◆ What is required ◆
In the records below, find the line containing "Write a web" and the line containing "const CAP = 11.5". Give again exactly those lines and every line between them, omitting the pictures.

◆ Task inputs ◆
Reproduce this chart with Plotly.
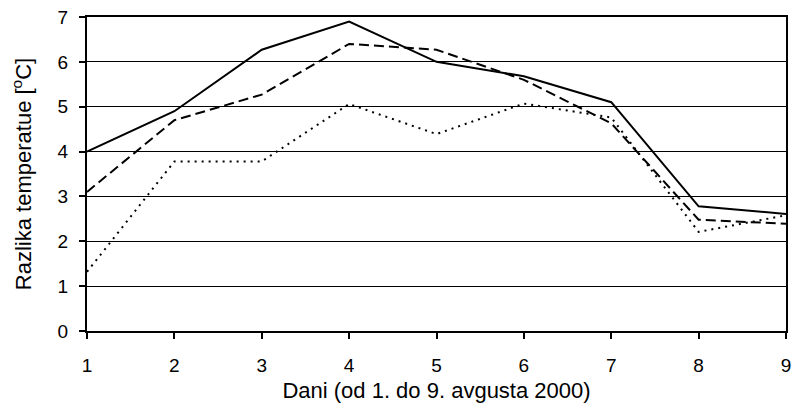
...
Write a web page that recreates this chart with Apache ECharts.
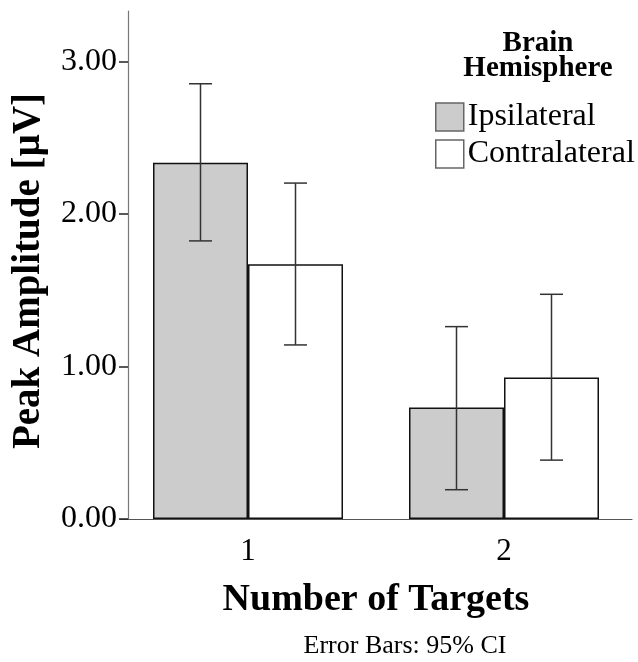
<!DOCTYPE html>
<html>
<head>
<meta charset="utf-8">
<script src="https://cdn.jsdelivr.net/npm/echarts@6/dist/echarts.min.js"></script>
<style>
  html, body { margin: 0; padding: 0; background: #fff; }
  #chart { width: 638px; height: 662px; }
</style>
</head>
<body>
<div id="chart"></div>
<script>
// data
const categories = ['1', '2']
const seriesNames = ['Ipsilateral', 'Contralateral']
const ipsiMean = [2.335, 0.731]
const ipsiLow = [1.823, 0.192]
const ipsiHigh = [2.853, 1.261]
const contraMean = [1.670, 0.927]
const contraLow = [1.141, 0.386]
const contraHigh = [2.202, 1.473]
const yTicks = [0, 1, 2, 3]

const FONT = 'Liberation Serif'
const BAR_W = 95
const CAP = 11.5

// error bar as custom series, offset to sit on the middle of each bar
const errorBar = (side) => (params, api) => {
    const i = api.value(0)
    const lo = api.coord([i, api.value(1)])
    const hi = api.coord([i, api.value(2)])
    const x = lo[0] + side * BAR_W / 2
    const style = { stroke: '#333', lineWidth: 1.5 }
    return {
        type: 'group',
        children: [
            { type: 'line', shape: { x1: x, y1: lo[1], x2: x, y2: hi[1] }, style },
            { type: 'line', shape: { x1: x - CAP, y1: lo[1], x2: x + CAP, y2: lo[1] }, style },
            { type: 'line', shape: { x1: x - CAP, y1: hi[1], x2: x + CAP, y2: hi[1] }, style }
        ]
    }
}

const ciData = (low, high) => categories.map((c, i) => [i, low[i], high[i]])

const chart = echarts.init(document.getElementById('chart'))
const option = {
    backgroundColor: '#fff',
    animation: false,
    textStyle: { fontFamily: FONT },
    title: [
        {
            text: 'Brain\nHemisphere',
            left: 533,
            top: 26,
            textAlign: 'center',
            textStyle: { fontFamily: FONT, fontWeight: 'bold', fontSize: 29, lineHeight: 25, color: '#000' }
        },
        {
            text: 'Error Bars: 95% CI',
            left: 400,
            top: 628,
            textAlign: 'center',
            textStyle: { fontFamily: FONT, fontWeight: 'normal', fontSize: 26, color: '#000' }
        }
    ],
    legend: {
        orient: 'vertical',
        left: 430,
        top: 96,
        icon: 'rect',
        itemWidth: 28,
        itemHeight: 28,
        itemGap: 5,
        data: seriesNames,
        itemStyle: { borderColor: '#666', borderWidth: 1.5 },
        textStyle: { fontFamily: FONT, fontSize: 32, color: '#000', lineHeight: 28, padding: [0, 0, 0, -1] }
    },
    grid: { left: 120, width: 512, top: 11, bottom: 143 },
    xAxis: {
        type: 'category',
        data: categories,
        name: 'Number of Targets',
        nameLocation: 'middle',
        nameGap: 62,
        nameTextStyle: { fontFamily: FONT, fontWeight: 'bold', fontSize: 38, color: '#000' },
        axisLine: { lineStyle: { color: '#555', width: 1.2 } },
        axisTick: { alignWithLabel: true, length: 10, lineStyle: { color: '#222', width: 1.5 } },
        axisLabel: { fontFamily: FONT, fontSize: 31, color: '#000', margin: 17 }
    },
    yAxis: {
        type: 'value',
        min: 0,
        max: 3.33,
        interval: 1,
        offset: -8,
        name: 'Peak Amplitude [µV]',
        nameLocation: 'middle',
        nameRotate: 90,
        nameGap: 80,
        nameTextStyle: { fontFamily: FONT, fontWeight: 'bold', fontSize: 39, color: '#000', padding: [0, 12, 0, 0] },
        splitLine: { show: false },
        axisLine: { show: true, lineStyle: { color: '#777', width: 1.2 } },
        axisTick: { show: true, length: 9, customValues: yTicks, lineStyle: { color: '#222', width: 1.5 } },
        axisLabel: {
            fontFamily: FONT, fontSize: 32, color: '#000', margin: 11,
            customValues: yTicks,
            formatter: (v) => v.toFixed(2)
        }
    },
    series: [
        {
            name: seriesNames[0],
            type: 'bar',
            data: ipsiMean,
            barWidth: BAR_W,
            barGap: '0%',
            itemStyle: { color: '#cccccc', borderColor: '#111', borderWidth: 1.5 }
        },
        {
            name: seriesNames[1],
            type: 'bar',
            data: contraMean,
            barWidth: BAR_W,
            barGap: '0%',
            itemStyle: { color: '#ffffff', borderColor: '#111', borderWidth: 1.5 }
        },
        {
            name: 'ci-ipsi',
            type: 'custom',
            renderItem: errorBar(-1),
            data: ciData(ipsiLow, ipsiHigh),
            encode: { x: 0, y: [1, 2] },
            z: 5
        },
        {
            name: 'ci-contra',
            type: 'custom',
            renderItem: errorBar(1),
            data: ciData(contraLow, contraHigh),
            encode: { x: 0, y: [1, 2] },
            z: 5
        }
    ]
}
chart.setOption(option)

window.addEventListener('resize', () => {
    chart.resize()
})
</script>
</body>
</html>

◆ Response ◆
Write a web page that recreates this chart with Apache ECharts.
<!DOCTYPE html>
<html>
<head>
<meta charset="utf-8">
<script src="https://cdn.jsdelivr.net/npm/echarts@6/dist/echarts.min.js"></script>
<style>
  html, body { margin: 0; padding: 0; background: #fff; }
  #chart { width: 638px; height: 662px; }
</style>
</head>
<body>
<div id="chart"></div>
<script>
// data
const categories = ['1', '2']
const seriesNames = ['Ipsilateral', 'Contralateral']
const ipsiMean = [2.335, 0.731]
const ipsiLow = [1.823, 0.192]
const ipsiHigh = [2.853, 1.261]
const contraMean = [1.670, 0.927]
const contraLow = [1.141, 0.386]
const contraHigh = [2.202, 1.473]
const yTicks = [0, 1, 2, 3]

const FONT = 'Liberation Serif'
const BAR_W = 95
const CAP = 11.5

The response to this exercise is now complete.